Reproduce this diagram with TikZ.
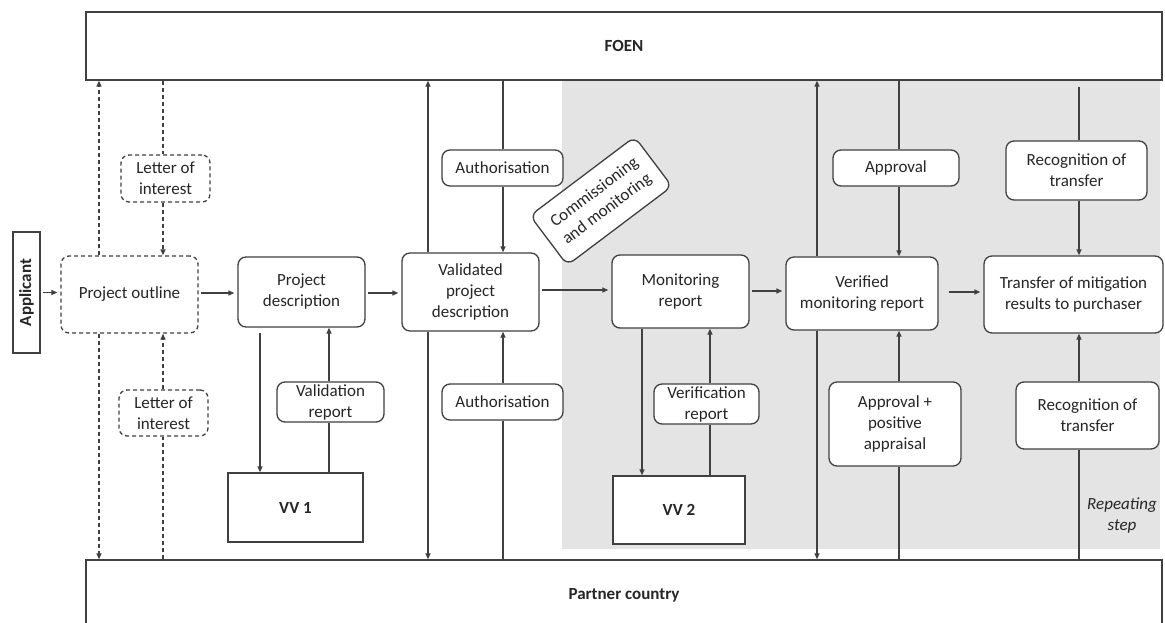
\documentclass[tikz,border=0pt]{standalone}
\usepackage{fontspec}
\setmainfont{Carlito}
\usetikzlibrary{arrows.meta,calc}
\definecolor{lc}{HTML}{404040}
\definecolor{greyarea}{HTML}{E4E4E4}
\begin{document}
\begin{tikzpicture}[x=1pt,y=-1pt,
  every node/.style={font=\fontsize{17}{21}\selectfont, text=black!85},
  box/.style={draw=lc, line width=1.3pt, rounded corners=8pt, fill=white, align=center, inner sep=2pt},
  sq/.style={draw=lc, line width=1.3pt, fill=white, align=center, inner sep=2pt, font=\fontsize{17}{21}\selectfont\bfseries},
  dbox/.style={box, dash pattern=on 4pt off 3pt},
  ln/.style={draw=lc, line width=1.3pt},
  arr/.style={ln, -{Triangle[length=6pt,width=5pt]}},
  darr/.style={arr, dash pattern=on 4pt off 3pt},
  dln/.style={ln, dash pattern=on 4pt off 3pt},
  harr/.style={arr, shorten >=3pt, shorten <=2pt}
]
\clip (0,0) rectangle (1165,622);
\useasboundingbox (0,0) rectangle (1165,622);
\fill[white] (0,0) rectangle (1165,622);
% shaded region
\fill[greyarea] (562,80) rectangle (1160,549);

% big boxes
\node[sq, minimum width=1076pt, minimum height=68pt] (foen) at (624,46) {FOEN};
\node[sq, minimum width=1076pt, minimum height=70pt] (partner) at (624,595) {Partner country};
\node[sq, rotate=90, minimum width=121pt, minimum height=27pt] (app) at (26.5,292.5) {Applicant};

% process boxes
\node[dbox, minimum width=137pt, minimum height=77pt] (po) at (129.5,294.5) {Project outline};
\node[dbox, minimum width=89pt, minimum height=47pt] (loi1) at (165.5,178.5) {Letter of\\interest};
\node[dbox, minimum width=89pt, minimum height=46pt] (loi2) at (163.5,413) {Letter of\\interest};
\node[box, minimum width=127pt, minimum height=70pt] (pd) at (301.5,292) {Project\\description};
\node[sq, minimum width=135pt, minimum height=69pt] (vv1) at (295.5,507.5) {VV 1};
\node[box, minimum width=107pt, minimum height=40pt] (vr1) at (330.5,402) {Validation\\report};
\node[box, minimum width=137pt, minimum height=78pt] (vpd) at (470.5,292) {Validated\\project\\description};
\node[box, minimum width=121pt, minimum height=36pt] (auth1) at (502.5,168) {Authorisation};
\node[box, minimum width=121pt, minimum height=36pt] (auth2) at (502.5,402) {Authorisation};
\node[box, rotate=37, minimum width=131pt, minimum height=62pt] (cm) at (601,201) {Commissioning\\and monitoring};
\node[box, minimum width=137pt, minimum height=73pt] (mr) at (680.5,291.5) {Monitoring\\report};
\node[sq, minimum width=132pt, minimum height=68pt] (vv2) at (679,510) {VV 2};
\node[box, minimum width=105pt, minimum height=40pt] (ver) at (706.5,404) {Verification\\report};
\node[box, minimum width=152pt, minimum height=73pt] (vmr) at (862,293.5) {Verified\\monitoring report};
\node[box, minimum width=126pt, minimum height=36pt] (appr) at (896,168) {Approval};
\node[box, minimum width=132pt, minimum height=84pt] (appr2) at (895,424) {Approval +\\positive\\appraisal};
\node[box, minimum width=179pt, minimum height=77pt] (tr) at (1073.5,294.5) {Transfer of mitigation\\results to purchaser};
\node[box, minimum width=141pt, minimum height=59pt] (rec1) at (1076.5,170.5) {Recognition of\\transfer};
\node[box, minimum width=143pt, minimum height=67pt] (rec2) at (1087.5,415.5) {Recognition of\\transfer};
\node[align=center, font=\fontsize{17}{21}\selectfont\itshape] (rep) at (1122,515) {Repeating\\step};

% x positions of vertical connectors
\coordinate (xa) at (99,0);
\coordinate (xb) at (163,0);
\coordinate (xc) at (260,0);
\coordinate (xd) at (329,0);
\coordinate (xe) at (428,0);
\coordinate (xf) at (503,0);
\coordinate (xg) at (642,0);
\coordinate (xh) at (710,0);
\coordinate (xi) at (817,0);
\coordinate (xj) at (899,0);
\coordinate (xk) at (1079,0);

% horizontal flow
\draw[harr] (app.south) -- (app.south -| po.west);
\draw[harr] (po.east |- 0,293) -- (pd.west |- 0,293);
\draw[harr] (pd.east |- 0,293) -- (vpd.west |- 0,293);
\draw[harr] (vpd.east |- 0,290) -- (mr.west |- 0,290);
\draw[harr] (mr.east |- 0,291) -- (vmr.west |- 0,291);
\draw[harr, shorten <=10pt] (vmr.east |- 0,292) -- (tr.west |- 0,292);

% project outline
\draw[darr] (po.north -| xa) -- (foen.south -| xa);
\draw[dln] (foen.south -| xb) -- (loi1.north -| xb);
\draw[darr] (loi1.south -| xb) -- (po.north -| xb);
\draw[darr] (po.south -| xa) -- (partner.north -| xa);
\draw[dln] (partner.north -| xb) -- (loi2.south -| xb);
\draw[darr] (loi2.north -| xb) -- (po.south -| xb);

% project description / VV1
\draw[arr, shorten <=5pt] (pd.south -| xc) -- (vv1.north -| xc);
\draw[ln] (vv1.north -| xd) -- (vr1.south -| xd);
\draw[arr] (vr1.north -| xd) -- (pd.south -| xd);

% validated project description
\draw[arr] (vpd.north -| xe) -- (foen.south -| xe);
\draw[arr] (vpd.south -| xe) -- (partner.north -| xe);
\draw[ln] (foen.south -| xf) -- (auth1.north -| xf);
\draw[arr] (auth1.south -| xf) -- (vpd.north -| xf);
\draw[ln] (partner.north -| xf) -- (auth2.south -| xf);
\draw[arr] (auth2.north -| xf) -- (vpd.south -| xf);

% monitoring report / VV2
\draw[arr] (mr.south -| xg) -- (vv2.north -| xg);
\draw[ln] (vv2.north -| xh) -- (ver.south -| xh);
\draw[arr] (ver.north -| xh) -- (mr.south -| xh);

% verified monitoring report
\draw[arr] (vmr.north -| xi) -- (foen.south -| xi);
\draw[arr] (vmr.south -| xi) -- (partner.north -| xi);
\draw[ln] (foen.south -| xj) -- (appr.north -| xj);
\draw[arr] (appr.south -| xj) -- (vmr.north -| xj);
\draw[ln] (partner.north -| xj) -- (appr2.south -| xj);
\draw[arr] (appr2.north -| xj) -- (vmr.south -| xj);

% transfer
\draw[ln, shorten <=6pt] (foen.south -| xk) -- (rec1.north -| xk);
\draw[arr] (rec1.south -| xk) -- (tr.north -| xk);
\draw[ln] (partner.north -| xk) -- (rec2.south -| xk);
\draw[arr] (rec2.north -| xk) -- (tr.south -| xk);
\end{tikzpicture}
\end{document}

· · · · ·

**Set problem:** Give all the lines above again, character for character, without pictures.

**Completed exercise:**
Reproduce this diagram with TikZ.
\documentclass[tikz,border=0pt]{standalone}
\usepackage{fontspec}
\setmainfont{Carlito}
\usetikzlibrary{arrows.meta,calc}
\definecolor{lc}{HTML}{404040}
\definecolor{greyarea}{HTML}{E4E4E4}
\begin{document}
\begin{tikzpicture}[x=1pt,y=-1pt,
  every node/.style={font=\fontsize{17}{21}\selectfont, text=black!85},
  box/.style={draw=lc, line width=1.3pt, rounded corners=8pt, fill=white, align=center, inner sep=2pt},
  sq/.style={draw=lc, line width=1.3pt, fill=white, align=center, inner sep=2pt, font=\fontsize{17}{21}\selectfont\bfseries},
  dbox/.style={box, dash pattern=on 4pt off 3pt},
  ln/.style={draw=lc, line width=1.3pt},
  arr/.style={ln, -{Triangle[length=6pt,width=5pt]}},
  darr/.style={arr, dash pattern=on 4pt off 3pt},
  dln/.style={ln, dash pattern=on 4pt off 3pt},
  harr/.style={arr, shorten >=3pt, shorten <=2pt}
]
\clip (0,0) rectangle (1165,622);
\useasboundingbox (0,0) rectangle (1165,622);
\fill[white] (0,0) rectangle (1165,622);
% shaded region
\fill[greyarea] (562,80) rectangle (1160,549);

% big boxes
\node[sq, minimum width=1076pt, minimum height=68pt] (foen) at (624,46) {FOEN};
\node[sq, minimum width=1076pt, minimum height=70pt] (partner) at (624,595) {Partner country};
\node[sq, rotate=90, minimum width=121pt, minimum height=27pt] (app) at (26.5,292.5) {Applicant};

% process boxes
\node[dbox, minimum width=137pt, minimum height=77pt] (po) at (129.5,294.5) {Project outline};
\node[dbox, minimum width=89pt, minimum height=47pt] (loi1) at (165.5,178.5) {Letter of\\interest};
\node[dbox, minimum width=89pt, minimum height=46pt] (loi2) at (163.5,413) {Letter of\\interest};
\node[box, minimum width=127pt, minimum height=70pt] (pd) at (301.5,292) {Project\\description};
\node[sq, minimum width=135pt, minimum height=69pt] (vv1) at (295.5,507.5) {VV 1};
\node[box, minimum width=107pt, minimum height=40pt] (vr1) at (330.5,402) {Validation\\report};
\node[box, minimum width=137pt, minimum height=78pt] (vpd) at (470.5,292) {Validated\\project\\description};
\node[box, minimum width=121pt, minimum height=36pt] (auth1) at (502.5,168) {Authorisation};
\node[box, minimum width=121pt, minimum height=36pt] (auth2) at (502.5,402) {Authorisation};
\node[box, rotate=37, minimum width=131pt, minimum height=62pt] (cm) at (601,201) {Commissioning\\and monitoring};
\node[box, minimum width=137pt, minimum height=73pt] (mr) at (680.5,291.5) {Monitoring\\report};
\node[sq, minimum width=132pt, minimum height=68pt] (vv2) at (679,510) {VV 2};
\node[box, minimum width=105pt, minimum height=40pt] (ver) at (706.5,404) {Verification\\report};
\node[box, minimum width=152pt, minimum height=73pt] (vmr) at (862,293.5) {Verified\\monitoring report};
\node[box, minimum width=126pt, minimum height=36pt] (appr) at (896,168) {Approval};
\node[box, minimum width=132pt, minimum height=84pt] (appr2) at (895,424) {Approval +\\positive\\appraisal};
\node[box, minimum width=179pt, minimum height=77pt] (tr) at (1073.5,294.5) {Transfer of mitigation\\results to purchaser};
\node[box, minimum width=141pt, minimum height=59pt] (rec1) at (1076.5,170.5) {Recognition of\\transfer};
\node[box, minimum width=143pt, minimum height=67pt] (rec2) at (1087.5,415.5) {Recognition of\\transfer};
\node[align=center, font=\fontsize{17}{21}\selectfont\itshape] (rep) at (1122,515) {Repeating\\step};

% x positions of vertical connectors
\coordinate (xa) at (99,0);
\coordinate (xb) at (163,0);
\coordinate (xc) at (260,0);
\coordinate (xd) at (329,0);
\coordinate (xe) at (428,0);
\coordinate (xf) at (503,0);
\coordinate (xg) at (642,0);
\coordinate (xh) at (710,0);
\coordinate (xi) at (817,0);
\coordinate (xj) at (899,0);
\coordinate (xk) at (1079,0);

% horizontal flow
\draw[harr] (app.south) -- (app.south -| po.west);
\draw[harr] (po.east |- 0,293) -- (pd.west |- 0,293);
\draw[harr] (pd.east |- 0,293) -- (vpd.west |- 0,293);
\draw[harr] (vpd.east |- 0,290) -- (mr.west |- 0,290);
\draw[harr] (mr.east |- 0,291) -- (vmr.west |- 0,291);
\draw[harr, shorten <=10pt] (vmr.east |- 0,292) -- (tr.west |- 0,292);

% project outline
\draw[darr] (po.north -| xa) -- (foen.south -| xa);
\draw[dln] (foen.south -| xb) -- (loi1.north -| xb);
\draw[darr] (loi1.south -| xb) -- (po.north -| xb);
\draw[darr] (po.south -| xa) -- (partner.north -| xa);
\draw[dln] (partner.north -| xb) -- (loi2.south -| xb);
\draw[darr] (loi2.north -| xb) -- (po.south -| xb);

% project description / VV1
\draw[arr, shorten <=5pt] (pd.south -| xc) -- (vv1.north -| xc);
\draw[ln] (vv1.north -| xd) -- (vr1.south -| xd);
\draw[arr] (vr1.north -| xd) -- (pd.south -| xd);

% validated project description
\draw[arr] (vpd.north -| xe) -- (foen.south -| xe);
\draw[arr] (vpd.south -| xe) -- (partner.north -| xe);
\draw[ln] (foen.south -| xf) -- (auth1.north -| xf);
\draw[arr] (auth1.south -| xf) -- (vpd.north -| xf);
\draw[ln] (partner.north -| xf) -- (auth2.south -| xf);
\draw[arr] (auth2.north -| xf) -- (vpd.south -| xf);

% monitoring report / VV2
\draw[arr] (mr.south -| xg) -- (vv2.north -| xg);
\draw[ln] (vv2.north -| xh) -- (ver.south -| xh);
\draw[arr] (ver.north -| xh) -- (mr.south -| xh);

% verified monitoring report
\draw[arr] (vmr.north -| xi) -- (foen.south -| xi);
\draw[arr] (vmr.south -| xi) -- (partner.north -| xi);
\draw[ln] (foen.south -| xj) -- (appr.north -| xj);
\draw[arr] (appr.south -| xj) -- (vmr.north -| xj);
\draw[ln] (partner.north -| xj) -- (appr2.south -| xj);
\draw[arr] (appr2.north -| xj) -- (vmr.south -| xj);

% transfer
\draw[ln, shorten <=6pt] (foen.south -| xk) -- (rec1.north -| xk);
\draw[arr] (rec1.south -| xk) -- (tr.north -| xk);
\draw[ln] (partner.north -| xk) -- (rec2.south -| xk);
\draw[arr] (rec2.north -| xk) -- (tr.south -| xk);
\end{tikzpicture}
\end{document}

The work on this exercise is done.